I. PROCEDURAL HISTORY

On September 23, 2013, Plaintiff John Grice ("Grice") filed a complaint against Defendants asserting numerous causes of action. Dkt. 1. Grice's federal claims are (1) a violation of the Racketeer Influenced and Corrupt Organizations Act, 18 U.S.C. §§ 1961-1968 ("RICO"), (2) a violation of the Fair Debt Collection Practices Act, 15 U.S.C. §§ 1692-1692p ("FDCPA"), and (3) a violation of the Truth in Lending Act. 15 U.S.C § 1601, et seq. ("TILA"). Id.

On November 5, 2013, Defendants filed a motion to dismiss. Dkt. 20. Grice did not respond. On December 5, 2013, Defendants replied. Dkt. 22.

II. DISCUSSION

As a threshold matter, Grice has failed to respond to Defendants' motion. Under the Local Rules the Court can, and will, consider such failure as an admission that Defendants' motion has merit. Local Rule CR 7(b)(2). Regardless, the Court will briefly discuss the merits of the motion.

Motions to dismiss brought under Rule 12(b)(6) of the Federal Rules of Civil Procedure may be based on either the lack of a cognizable legal theory or the absence of sufficient facts alleged under such a theory. Balistreri v. Pacifica Police Dep't, 901 F.2d 696, 699 (9th Cir. 1990). Material allegations are taken as admitted and the complaint is construed in the plaintiff's favor. Keniston v. Roberts, 717 F.2d 1295, 1301 (9th Cir. 1983). To survive a motion to dismiss, the complaint does not require detailed factual allegations but must provide the grounds for entitlement to relief and not merely a "formulaic recitation" of the elements of a cause of action. Bell Atlantic Corp. v. Twombly, 127 S.Ct. 1955, 1965 (2007). Plaintiffs must allege "enough facts to state a claim to relief that is plausible on its face." Id. at 1974.

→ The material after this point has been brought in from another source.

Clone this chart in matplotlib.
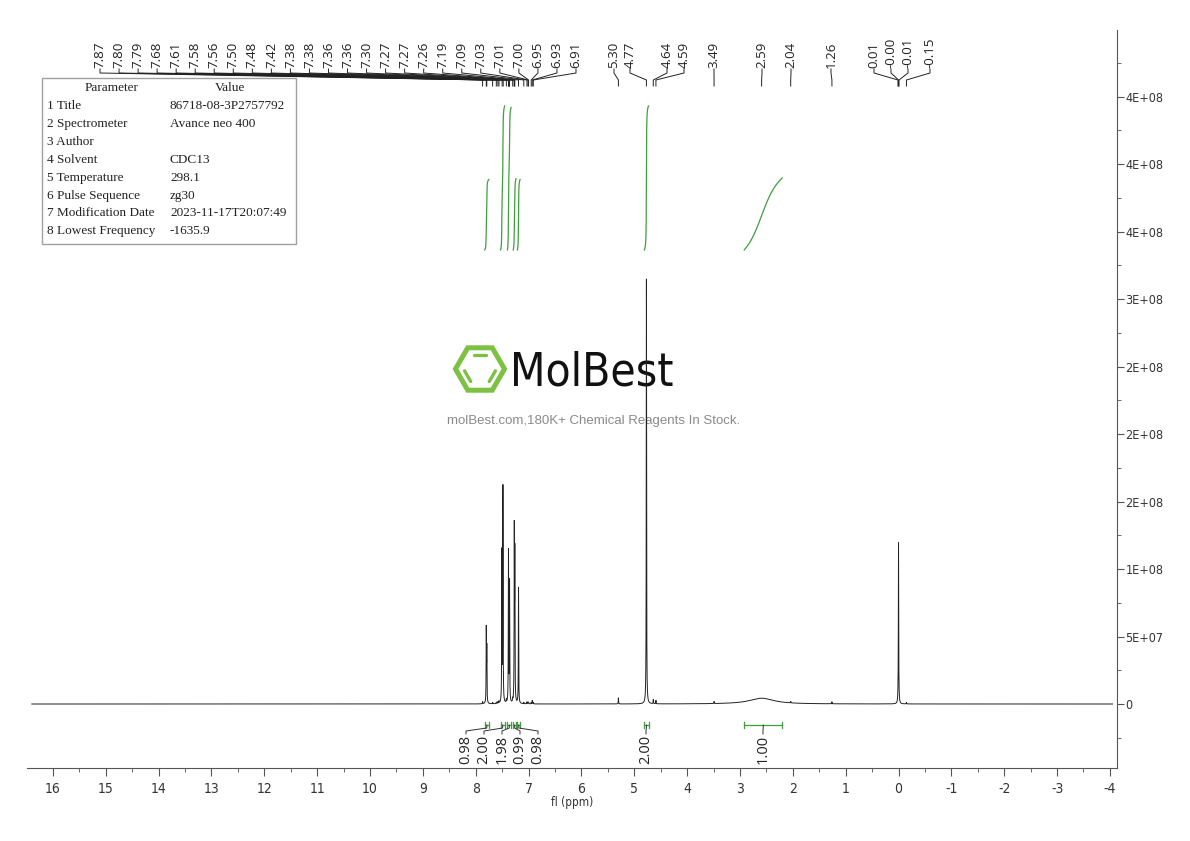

In this case, Grice fails to state a federal claim upon which relief may be granted. With regard to his RICO claim, Grice fails to allege a pattern of illegal activity. With regard to his FDCPA claim, Grice fails to allege that any Defendant is a "debt collector" as defined by the FDCPA. With regard to his TILA claim, it appears to be time barred by the one-year statute of limitations because the loan was originated in 2006. Therefore, the Court grants the motion as to Grice's federal claims.

With regard to the remaining state law claims, the Court dismisses these claims for lack of jurisdiction because there appears to be a lack of complete diversity.

III. ORDER

Therefore, it is hereby ORDERED that Defendants' motion to dismiss (Dkt. 20) is GRANTED, Grice's federal claims are DISMISSED on the merits, and Grice's state law claims are DISMISSED for lack of jurisdiction.